→ **REQUIREMENT**:
Your task is to reproduce, verbatim and without pictures, the lines from the opening of the listing through the line containing "const zeroLabel = [0];".

→ **RECORDED DATA**:
>> Begin

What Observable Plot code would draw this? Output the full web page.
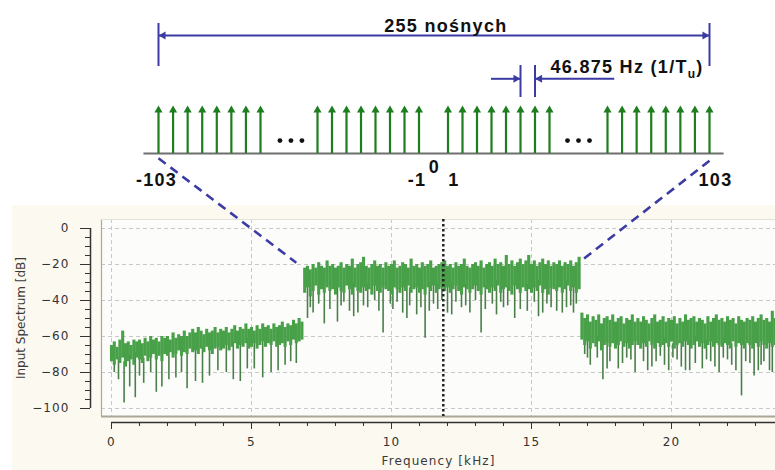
<!DOCTYPE html>
<html><head><meta charset="utf-8">
<script src="https://cdn.jsdelivr.net/npm/d3@7"></script>
<script src="https://cdn.jsdelivr.net/npm/@observablehq/plot@0.6"></script>
<style>
html,body{margin:0;padding:0;background:#fff;}
#wrap{position:relative;width:775px;height:470px;overflow:hidden;background:#fff;}
#cream{position:absolute;left:12px;top:205px;right:0;bottom:0;background:#fcf9f0;}
#wrap svg{position:absolute;left:0;top:0;}
</style></head><body>
<div id="wrap"><div id="cream"></div></div>
<script>
// ---------- top diagram data ----------
const carriers = [-103,-102,-101,-100,-99,-98,-97,-96,-8,-7,-6,-5,-4,-3,-2,-1,1,2,3,4,5,6,7,8,96,97,98,99,100,101,102,103];
const ellipsisAt = [-49, 52];
const span = [-103, 103];
const spanText = "255 nośnych";
const spacingPair = [6, 7];
const spacingText = "46.875 Hz (1/T_u)";
const leftLabels = [-103, -1];
const rightLabels = [1, 103];
const zeroLabel = [0];

// ---------- spectrum data (0.1 kHz bins, dB) ----------
const binStep = 0.1;
const specHi = [
-65,-63,-66,-62,-57,-64,-63,-65,-62,-63,
-62,-64,-61,-63,-60,-62,-61,-63,-60,-61,
-60,-62,-58,-61,-59,-60,-57,-60,-58,-56,
-58,-55,-57,-59,-56,-58,-57,-55,-58,-56,
-57,-55,-58,-56,-54,-57,-55,-56,-53,-56,
-55,-57,-54,-56,-53,-55,-54,-56,-53,-55,
-54,-52,-55,-53,-54,-51,-53,-50,-52,
-22,-21,-23,-20,-22,-19,-21,-22,-18,-21,
-20,-22,-21,-19,-22,-20,-21,-17,-22,-20,
-19,-16,-21,-22,-20,-18,-21,-20,-22,-19,
-21,-20,-18,-22,-21,-19,-20,-22,-17,-21,
-20,-22,-19,-21,-20,-18,-22,-21,-20,-19,
-18,-21,-20,-22,-19,-21,-20,-17,-21,-22,
-20,-19,-21,-18,-22,-20,-19,-21,-17,-20,
-19,-21,-15,-20,-18,-21,-19,-17,-20,-18,
-15,-20,-18,-21,-19,-17,-20,-18,-21,-19,
-20,-18,-21,-19,-20,-18,-21,-19,-16,
-47,-50,-48,-52,-49,-51,-48,-53,-50,-49,
-51,-48,-52,-50,-49,-53,-50,-51,-48,-52,
-50,-52,-49,-51,-53,-50,-48,-52,-51,-49,
-52,-50,-51,-49,-53,-50,-52,-48,-51,-50,
-49,-52,-50,-51,-53,-49,-52,-50,-48,-51,
-50,-52,-49,-51,-50,-53,-49,-51,-52,-50,
-51,-49,-52,-50,-48,-51,-50,-52,-46,-50];
const specLo = [
-74,-76,-73,-75,-72,-77,-74,-73,-76,-72,
-73,-75,-71,-74,-72,-70,-73,-71,-74,-70,
-71,-69,-72,-70,-68,-71,-69,-70,-67,-69,
-68,-70,-67,-69,-66,-68,-70,-67,-66,-68,
-67,-65,-68,-66,-64,-67,-65,-66,-64,-67,
-66,-64,-67,-65,-63,-66,-64,-65,-63,-66,
-65,-64,-66,-63,-65,-62,-64,-63,-62,
-36,-33,-38,-35,-32,-37,-34,-36,-33,-35,
-34,-37,-33,-35,-36,-32,-34,-37,-33,-35,
-36,-33,-35,-34,-37,-32,-35,-36,-33,-34,
-35,-37,-33,-34,-36,-33,-35,-32,-36,-34,
-33,-36,-34,-37,-33,-35,-32,-36,-34,-33,
-35,-33,-36,-34,-32,-35,-37,-33,-34,-36,
-34,-32,-35,-37,-33,-34,-36,-33,-35,-32,
-36,-34,-33,-35,-37,-32,-34,-36,-33,-35,
-34,-36,-33,-35,-32,-36,-34,-37,-33,-34,
-35,-33,-36,-34,-32,-35,-33,-36,-34,
-62,-65,-63,-67,-64,-66,-63,-68,-65,-64,
-66,-64,-67,-65,-63,-66,-64,-67,-65,-63,
-65,-67,-64,-66,-63,-65,-67,-64,-66,-65,
-64,-66,-63,-67,-65,-64,-66,-63,-65,-67,
-65,-63,-66,-64,-67,-65,-63,-66,-64,-65,
-66,-64,-65,-67,-63,-66,-64,-65,-67,-64,
-65,-67,-64,-66,-63,-65,-67,-64,-66,-65];
const dipFreq = [0.1,0.25,0.45,0.65,0.85,1.0,1.15,1.4,1.6,1.8,2.05,2.3,2.5,2.7,3.0,3.25,3.5,3.8,4.1,4.35,4.6,4.85,5.1,5.4,5.7,5.95,6.2,6.4,6.6,
 7.0,7.1,7.2,7.4,7.6,7.8,8.07,8.2,8.3,8.5,8.65,8.8,9.0,9.15,9.4,9.55,9.7,9.96,10.05,10.2,10.4,10.55,10.65,10.9,11.05,11.2,11.35,11.5,11.65,11.8,12.0,12.15,12.3,12.5,12.65,12.8,13.0,13.2,13.35,13.6,13.75,13.9,14.0,14.15,14.4,14.6,14.85,15.1,15.25,15.4,15.55,15.7,15.9,16.1,16.25,16.4,16.5,16.6,
 16.9,17.0,17.1,17.35,17.55,17.7,17.8,18.1,18.25,18.4,18.55,18.7,19.0,19.15,19.3,19.45,19.6,19.75,19.9,20.05,20.2,20.35,20.5,20.65,20.85,21.1,21.25,21.4,21.55,21.7,21.85,22.0,22.15,22.3,22.5,22.65,22.8,22.95,23.1,23.2,23.3,23.5,23.6];
const dipDb = [-80,-84,-97,-88,-94,-82,-86,-80,-91,-88,-84,-83,-80,-89,-85,-86,-82,-79,-80,-84,-85,-78,-78,-83,-80,-79,-76,-74,-75,
 -50,-44,-47,-42,-53,-45,-52,-43,-41,-46,-49,-47,-43,-44,-40,-46,-58,-42,-45,-41,-47,-50,-43,-48,-44,-61,-46,-42,-45,-40,-47,-48,-41,-44,-43,-47,-40,-58,-45,-42,-48,-41,-44,-43,-50,-45,-46,-41,-49,-47,-42,-44,-46,-47,-44,-43,-47,-42,
 -70,-72,-76,-72,-84,-78,-74,-78,-75,-72,-73,-80,-74,-79,-77,-74,-71,-76,-79,-72,-73,-77,-79,-79,-75,-78,-73,-74,-77,-80,-72,-73,-76,-79,-93,-74,-75,-82,-79,-76,-74,-79,-80];
const markerFreq = [11.85];
const xTicks = [0,5,10,15,20];
const xMinor = d3.range(0, 24, 1);
const yTicks = [0,-20,-40,-60,-80,-100];
const yMinor = d3.range(0, -101, -5);
const xLabel = "Frequency [kHz]";
const yLabel = "Input Spectrum [dB]";
// connectors: from a carrier in the top diagram to a point of the spectrum
const connectors = [{c: -103, lvl: -0.1, f: 6.6, db: -19}, {c: 103, lvl: -0.15, f: 16.85, db: -17}];

// ---------- styles / layout ----------
const green = "#1e7d1e", blue = "#3b3ba3", band = "#48a048", dipCol = "#4a7f4a";
const lv = {base: 0, tip: 1, stem: 0.9, dots: 0.27, idx: -0.5625, zero: -0.28,
  spanLine: 2.458, spanBarTop: 2.708, spanBarBot: 1.8125, spanText: 2.646,
  spText: 1.806, spArrow: 1.556, spBarTop: 1.833, spBarBot: 1.167};
const boldText = {fontSize: 18, fontWeight: "bold", fill: "#111"};

const topPlot = Plot.plot({
  width: 775, height: 200, margin: 0,
  x: {type: "linear", domain: [-103,-96,-8,8,96,103], range: [158,260,317,549,607,709], axis: null},
  y: {domain: [0, 1], range: [153, 105], axis: null},
  style: {background: "transparent", "--plot-background": "transparent", fontFamily: "'Liberation Sans', Arial, sans-serif", letterSpacing: "1.3px", overflow: "visible"},
  marks: [
    Plot.ruleY([lv.base], {x1: -104, x2: 104, stroke: "#6e6e6e", strokeWidth: 2}),
    Plot.ruleX(carriers, {x: d => d, y1: lv.base, y2: lv.stem, stroke: green, strokeWidth: 2.2}),
    Plot.dot(carriers, {x: d => d, y: lv.tip, symbol: "triangle", r: 3, fill: green, dy: 4.7}),
    ...[-11, 0, 11].map(o => Plot.dot(ellipsisAt, {x: d => d, y: lv.dots, r: 2.4, fill: "#111", dx: o})),
    // 255 span
    Plot.ruleY([lv.spanLine], {x1: span[0], x2: span[1], stroke: blue, strokeWidth: 2}),
    Plot.ruleX(span, {x: d => d, y1: lv.spanBarBot, y2: lv.spanBarTop, stroke: blue, strokeWidth: 2}),
    Plot.dot([span[0]], {x: d => d, y: lv.spanLine, symbol: "triangle", r: 3, rotate: -90, fill: blue, dx: 4.7}),
    Plot.dot([span[1]], {x: d => d, y: lv.spanLine, symbol: "triangle", r: 3, rotate: 90, fill: blue, dx: -4.7}),
    Plot.text([spanText], {x: 0.85, y: lv.spanText, text: d => d, ...boldText}),
    // spacing
    Plot.ruleX(spacingPair, {x: d => d, y1: lv.spBarBot, y2: lv.spBarTop, stroke: blue, strokeWidth: 2}),
    Plot.ruleY([lv.spArrow], {x1: 4, x2: spacingPair[0], stroke: blue, strokeWidth: 2}),
    Plot.ruleY([lv.spArrow], {x1: spacingPair[1], x2: 96.5, stroke: blue, strokeWidth: 2}),
    Plot.dot([spacingPair[0]], {x: d => d, y: lv.spArrow, symbol: "triangle", r: 3, rotate: 90, fill: blue, dx: -4.7}),
    Plot.dot([spacingPair[1]], {x: d => d, y: lv.spArrow, symbol: "triangle", r: 3, rotate: -90, fill: blue, dx: 4.7}),
    Plot.text([spacingText], {x: 102.6, y: lv.spText, text: d => d, textAnchor: "end", ...boldText}),
    // index labels
    Plot.text(leftLabels, {x: d => d, y: lv.idx, text: d => String(d), dx: -2, ...boldText}),
    Plot.text(rightLabels, {x: d => d, y: lv.idx, text: d => String(d), dx: 6, ...boldText}),
    Plot.text(zeroLabel, {x: d => d, y: lv.zero, text: d => String(d), dx: 1, ...boldText})
  ]
});

// subscript for T_u
d3.select(topPlot).selectAll("text").filter(function () { return this.textContent === spacingText; }).each(function () {
  const t = d3.select(this); const parts = spacingText.split("_");
  t.text(null);
  t.append("tspan").text(parts[0]);
  t.append("tspan").attr("dy", 5).attr("font-size", 12).text(parts[1].slice(0, -1));
  t.append("tspan").attr("dy", -5).text(parts[1].slice(-1));
});

const xDom = [-0.357, 23.714], yDom = [-104.44, 5];
const xRange = [101, 775], yRange = [416, 219];
const bx = Plot.scale({x: {domain: xDom, range: xRange}});
const by = Plot.scale({y: {domain: yDom, range: yRange}});
const tx = topPlot.scale("x"), ty = topPlot.scale("y");

const bins = specHi.map((hi, i) => ({f: +(i * binStep).toFixed(2), hi, lo: specLo[i]}));
const dips = dipFreq.map((f, i) => ({f, db: dipDb[i], top: specLo[Math.round(f / binStep)] + 3}));

const axisColor = "#333";
const bottom = Plot.plot({
  width: 775, height: 470, marginLeft: 101, marginRight: 0, marginTop: 219, marginBottom: 54,
  x: {domain: xDom, range: xRange},
  y: {domain: yDom, range: yRange},
  style: {background: "transparent", "--plot-background": "transparent", fontFamily: "'DejaVu Sans', Verdana, sans-serif", fontSize: "12px", color: "#3a3a3a", letterSpacing: "1.1px", overflow: "visible"},
  marks: [
    Plot.frame({fill: "#fcfdfb", stroke: null}),
    Plot.gridY(yTicks, {stroke: "#c8c8c8", strokeOpacity: 1, strokeDasharray: "4,3"}),
    Plot.gridX(xTicks, {stroke: "#c8c8c8", strokeOpacity: 1, strokeDasharray: "4,3"}),
    Plot.ruleX([xDom[0]], {stroke: "#a8a8a8", strokeWidth: 1.2}),
    Plot.ruleY([yDom[1]], {stroke: "#e2e2dc", strokeWidth: 1}),
    Plot.ruleY([yDom[0]], {stroke: "#aaa595", strokeWidth: 2}),
    Plot.ruleX(dips, {x: "f", y1: "db", y2: "top", stroke: dipCol, strokeWidth: 1.6}),
    Plot.ruleX(bins, {x: "f", y1: "lo", y2: "hi", stroke: band, strokeWidth: 3.1}),
    Plot.ruleX(markerFreq, {x: d => d, stroke: "#222", strokeWidth: 2.5, strokeDasharray: "2.5,2.5"}),
    Plot.axisY(yTicks, {tickSize: 10, tickPadding: 11, dx: -11, color: axisColor, label: null}),
    Plot.axisY(yMinor, {tickSize: 5, text: null, dx: -11, color: axisColor, label: null}),
    Plot.ruleX([xDom[0]], {y1: -100, y2: 0, dx: -11, stroke: axisColor, strokeWidth: 1.5}),
    Plot.axisX(xTicks, {tickSize: 7, tickPadding: 8, dy: 6, color: axisColor, label: null}),
    Plot.axisX(xMinor, {tickSize: 4, text: null, dy: 6, color: axisColor, label: null}),
    Plot.ruleY([yDom[0]], {x1: 0, x2: xDom[1], dy: 6, stroke: axisColor, strokeWidth: 1.5}),
    Plot.text([xLabel], {frameAnchor: "bottom", dy: 48, text: d => d, fontSize: 12, fill: "#3a3a3a"}),
    Plot.text([yLabel], {frameAnchor: "left", textAnchor: "middle", dx: -80, rotate: -90, text: d => d, fontSize: 12, fill: "#3a3a3a"}),
    Plot.link(connectors, {
      x1: d => bx.invert(tx.apply(d.c)), y1: d => by.invert(ty.apply(d.lvl)),
      x2: "f", y2: "db", stroke: blue, strokeWidth: 2.6, strokeDasharray: "9,6"
    })
  ]
});
d3.select(bottom).selectAll("text").filter(function () { return this.textContent === yLabel; }).style("letter-spacing", "0px");

const wrap = document.getElementById("wrap");
wrap.appendChild(bottom);
wrap.appendChild(topPlot);
</script>
</body></html>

>> End

→ **TASK RESULT**:
What Observable Plot code would draw this? Output the full web page.
<!DOCTYPE html>
<html><head><meta charset="utf-8">
<script src="https://cdn.jsdelivr.net/npm/d3@7"></script>
<script src="https://cdn.jsdelivr.net/npm/@observablehq/plot@0.6"></script>
<style>
html,body{margin:0;padding:0;background:#fff;}
#wrap{position:relative;width:775px;height:470px;overflow:hidden;background:#fff;}
#cream{position:absolute;left:12px;top:205px;right:0;bottom:0;background:#fcf9f0;}
#wrap svg{position:absolute;left:0;top:0;}
</style></head><body>
<div id="wrap"><div id="cream"></div></div>
<script>
// ---------- top diagram data ----------
const carriers = [-103,-102,-101,-100,-99,-98,-97,-96,-8,-7,-6,-5,-4,-3,-2,-1,1,2,3,4,5,6,7,8,96,97,98,99,100,101,102,103];
const ellipsisAt = [-49, 52];
const span = [-103, 103];
const spanText = "255 nośnych";
const spacingPair = [6, 7];
const spacingText = "46.875 Hz (1/T_u)";
const leftLabels = [-103, -1];
const rightLabels = [1, 103];
const zeroLabel = [0];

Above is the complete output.